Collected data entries
◆ ◆ ◆ ◆

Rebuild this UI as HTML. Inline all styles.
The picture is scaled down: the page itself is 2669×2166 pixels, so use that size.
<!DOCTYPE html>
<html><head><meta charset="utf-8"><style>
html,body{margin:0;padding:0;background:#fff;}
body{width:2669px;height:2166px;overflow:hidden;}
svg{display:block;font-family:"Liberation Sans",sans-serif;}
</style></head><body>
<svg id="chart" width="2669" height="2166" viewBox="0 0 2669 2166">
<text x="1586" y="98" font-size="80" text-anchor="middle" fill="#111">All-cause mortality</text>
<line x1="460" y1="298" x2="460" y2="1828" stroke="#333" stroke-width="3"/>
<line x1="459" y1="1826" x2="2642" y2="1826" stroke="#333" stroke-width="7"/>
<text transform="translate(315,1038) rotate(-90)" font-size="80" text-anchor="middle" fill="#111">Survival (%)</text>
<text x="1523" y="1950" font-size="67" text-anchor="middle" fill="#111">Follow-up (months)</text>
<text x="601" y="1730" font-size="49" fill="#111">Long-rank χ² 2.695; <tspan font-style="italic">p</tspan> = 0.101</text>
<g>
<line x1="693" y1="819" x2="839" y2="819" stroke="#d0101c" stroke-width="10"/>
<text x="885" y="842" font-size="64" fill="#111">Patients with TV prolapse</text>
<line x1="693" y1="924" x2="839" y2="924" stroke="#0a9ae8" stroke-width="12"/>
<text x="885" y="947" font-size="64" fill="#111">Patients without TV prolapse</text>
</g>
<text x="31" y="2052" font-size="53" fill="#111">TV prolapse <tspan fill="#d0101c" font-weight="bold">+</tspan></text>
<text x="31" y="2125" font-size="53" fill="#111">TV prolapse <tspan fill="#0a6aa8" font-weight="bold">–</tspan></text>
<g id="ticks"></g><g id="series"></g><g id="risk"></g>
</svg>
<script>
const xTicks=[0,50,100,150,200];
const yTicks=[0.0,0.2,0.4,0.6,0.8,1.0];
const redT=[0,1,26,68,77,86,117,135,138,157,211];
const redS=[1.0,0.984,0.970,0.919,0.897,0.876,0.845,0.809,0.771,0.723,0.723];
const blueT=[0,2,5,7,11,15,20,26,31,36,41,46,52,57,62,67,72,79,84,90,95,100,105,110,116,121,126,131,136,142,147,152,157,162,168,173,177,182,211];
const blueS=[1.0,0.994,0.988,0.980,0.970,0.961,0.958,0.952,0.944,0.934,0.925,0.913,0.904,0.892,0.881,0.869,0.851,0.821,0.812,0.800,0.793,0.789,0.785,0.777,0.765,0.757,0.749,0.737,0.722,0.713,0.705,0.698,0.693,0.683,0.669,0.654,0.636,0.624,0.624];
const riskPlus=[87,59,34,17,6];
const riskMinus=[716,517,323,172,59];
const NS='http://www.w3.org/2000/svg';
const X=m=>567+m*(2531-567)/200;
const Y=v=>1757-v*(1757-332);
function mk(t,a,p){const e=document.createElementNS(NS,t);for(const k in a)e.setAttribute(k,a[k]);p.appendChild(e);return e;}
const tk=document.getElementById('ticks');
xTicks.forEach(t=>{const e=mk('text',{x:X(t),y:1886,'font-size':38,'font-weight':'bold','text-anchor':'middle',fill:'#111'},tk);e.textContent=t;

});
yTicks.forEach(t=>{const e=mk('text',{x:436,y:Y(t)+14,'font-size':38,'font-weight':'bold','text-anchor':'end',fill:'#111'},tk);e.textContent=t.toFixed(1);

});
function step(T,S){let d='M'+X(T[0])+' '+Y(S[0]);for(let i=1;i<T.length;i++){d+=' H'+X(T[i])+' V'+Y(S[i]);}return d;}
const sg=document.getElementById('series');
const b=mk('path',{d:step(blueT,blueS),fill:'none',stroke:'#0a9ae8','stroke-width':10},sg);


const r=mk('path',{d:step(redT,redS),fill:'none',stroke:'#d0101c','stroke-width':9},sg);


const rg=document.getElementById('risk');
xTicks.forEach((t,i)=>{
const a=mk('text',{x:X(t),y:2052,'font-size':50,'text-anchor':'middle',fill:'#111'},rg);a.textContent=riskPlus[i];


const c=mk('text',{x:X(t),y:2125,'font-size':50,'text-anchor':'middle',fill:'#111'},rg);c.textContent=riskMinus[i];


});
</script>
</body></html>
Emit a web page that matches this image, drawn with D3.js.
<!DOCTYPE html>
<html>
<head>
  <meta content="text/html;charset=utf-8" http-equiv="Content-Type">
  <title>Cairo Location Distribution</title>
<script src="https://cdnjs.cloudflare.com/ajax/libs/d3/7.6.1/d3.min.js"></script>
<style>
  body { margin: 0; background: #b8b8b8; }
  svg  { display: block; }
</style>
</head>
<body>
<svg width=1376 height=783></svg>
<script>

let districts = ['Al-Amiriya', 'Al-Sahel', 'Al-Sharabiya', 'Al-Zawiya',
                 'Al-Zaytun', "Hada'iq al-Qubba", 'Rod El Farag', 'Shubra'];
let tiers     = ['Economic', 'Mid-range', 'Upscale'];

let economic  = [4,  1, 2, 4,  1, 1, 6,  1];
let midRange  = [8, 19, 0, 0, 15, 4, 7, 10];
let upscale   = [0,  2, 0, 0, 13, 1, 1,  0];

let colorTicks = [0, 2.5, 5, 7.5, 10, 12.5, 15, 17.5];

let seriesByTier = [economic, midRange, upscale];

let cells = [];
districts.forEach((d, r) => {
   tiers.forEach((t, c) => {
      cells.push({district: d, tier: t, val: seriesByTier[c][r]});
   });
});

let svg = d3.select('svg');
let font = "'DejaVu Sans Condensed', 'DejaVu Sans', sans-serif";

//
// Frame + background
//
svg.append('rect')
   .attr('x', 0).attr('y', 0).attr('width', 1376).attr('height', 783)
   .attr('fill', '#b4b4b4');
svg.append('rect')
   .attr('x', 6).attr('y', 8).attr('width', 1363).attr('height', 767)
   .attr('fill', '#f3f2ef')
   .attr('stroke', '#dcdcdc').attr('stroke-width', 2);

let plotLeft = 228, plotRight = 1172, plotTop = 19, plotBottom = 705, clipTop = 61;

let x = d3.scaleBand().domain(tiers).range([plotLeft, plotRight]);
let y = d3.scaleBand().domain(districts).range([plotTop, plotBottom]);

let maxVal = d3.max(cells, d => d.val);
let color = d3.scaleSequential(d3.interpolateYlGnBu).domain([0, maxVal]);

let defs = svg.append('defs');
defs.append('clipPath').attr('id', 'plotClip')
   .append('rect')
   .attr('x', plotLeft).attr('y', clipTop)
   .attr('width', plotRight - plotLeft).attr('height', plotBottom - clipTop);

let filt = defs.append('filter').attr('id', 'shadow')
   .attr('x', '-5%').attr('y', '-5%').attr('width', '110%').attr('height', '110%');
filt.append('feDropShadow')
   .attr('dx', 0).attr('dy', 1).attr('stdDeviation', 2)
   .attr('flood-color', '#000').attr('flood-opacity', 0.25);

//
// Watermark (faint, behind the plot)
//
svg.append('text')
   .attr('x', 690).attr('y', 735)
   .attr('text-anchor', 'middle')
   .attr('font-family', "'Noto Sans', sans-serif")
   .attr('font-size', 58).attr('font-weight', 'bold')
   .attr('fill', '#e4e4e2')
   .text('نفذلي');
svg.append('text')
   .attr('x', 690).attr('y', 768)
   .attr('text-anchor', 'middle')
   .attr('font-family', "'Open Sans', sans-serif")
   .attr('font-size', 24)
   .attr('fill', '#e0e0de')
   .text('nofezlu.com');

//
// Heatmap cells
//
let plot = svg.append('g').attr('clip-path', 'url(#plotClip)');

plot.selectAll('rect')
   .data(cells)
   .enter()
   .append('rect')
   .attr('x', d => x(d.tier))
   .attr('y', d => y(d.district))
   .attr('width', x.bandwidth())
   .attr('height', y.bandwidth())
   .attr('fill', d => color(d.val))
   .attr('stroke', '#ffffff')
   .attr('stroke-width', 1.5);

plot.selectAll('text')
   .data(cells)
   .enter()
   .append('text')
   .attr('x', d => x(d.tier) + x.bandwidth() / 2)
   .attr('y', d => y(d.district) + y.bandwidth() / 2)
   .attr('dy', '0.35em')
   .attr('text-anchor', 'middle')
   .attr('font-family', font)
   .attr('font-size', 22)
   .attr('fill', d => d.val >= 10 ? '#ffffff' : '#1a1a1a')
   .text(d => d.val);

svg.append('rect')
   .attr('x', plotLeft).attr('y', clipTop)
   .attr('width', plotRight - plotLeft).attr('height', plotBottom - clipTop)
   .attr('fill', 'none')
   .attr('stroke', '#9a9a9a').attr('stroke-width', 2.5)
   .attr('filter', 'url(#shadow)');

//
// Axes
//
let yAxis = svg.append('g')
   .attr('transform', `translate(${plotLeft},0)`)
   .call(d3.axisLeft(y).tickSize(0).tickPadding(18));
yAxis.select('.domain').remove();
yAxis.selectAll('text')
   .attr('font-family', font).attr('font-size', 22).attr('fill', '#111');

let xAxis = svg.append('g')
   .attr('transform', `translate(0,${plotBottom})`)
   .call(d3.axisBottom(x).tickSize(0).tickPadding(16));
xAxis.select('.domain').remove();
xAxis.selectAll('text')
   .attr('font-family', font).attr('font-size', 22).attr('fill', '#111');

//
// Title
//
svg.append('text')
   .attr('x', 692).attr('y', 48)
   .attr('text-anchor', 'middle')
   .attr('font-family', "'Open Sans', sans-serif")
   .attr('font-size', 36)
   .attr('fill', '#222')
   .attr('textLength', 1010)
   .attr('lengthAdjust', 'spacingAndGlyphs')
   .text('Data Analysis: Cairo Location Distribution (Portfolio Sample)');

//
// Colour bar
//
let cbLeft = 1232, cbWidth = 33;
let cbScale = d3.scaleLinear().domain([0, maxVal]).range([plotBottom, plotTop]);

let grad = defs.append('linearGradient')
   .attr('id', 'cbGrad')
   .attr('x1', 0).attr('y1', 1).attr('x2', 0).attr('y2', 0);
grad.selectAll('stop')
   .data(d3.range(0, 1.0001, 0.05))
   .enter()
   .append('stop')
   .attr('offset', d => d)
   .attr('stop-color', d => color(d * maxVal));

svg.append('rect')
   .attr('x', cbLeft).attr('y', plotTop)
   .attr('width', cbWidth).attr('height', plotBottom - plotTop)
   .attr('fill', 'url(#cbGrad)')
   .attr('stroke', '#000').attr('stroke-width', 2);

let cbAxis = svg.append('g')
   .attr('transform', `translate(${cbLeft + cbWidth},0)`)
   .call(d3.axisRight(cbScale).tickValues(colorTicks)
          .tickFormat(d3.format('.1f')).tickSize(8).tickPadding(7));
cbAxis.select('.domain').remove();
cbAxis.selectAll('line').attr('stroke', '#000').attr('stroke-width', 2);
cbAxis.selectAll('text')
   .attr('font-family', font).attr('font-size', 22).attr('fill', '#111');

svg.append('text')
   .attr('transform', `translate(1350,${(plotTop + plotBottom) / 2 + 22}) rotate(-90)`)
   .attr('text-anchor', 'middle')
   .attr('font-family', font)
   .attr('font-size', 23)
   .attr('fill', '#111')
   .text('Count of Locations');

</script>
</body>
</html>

◆ ◆ ◆ ◆

● **Written task**: Identify all lines where the word "that" shows up. Copy them.

● **Finished answer**:
The picture is scaled down: the page itself is 2669×2166 pixels, so use that size.
Emit a web page that matches this image, drawn with D3.js.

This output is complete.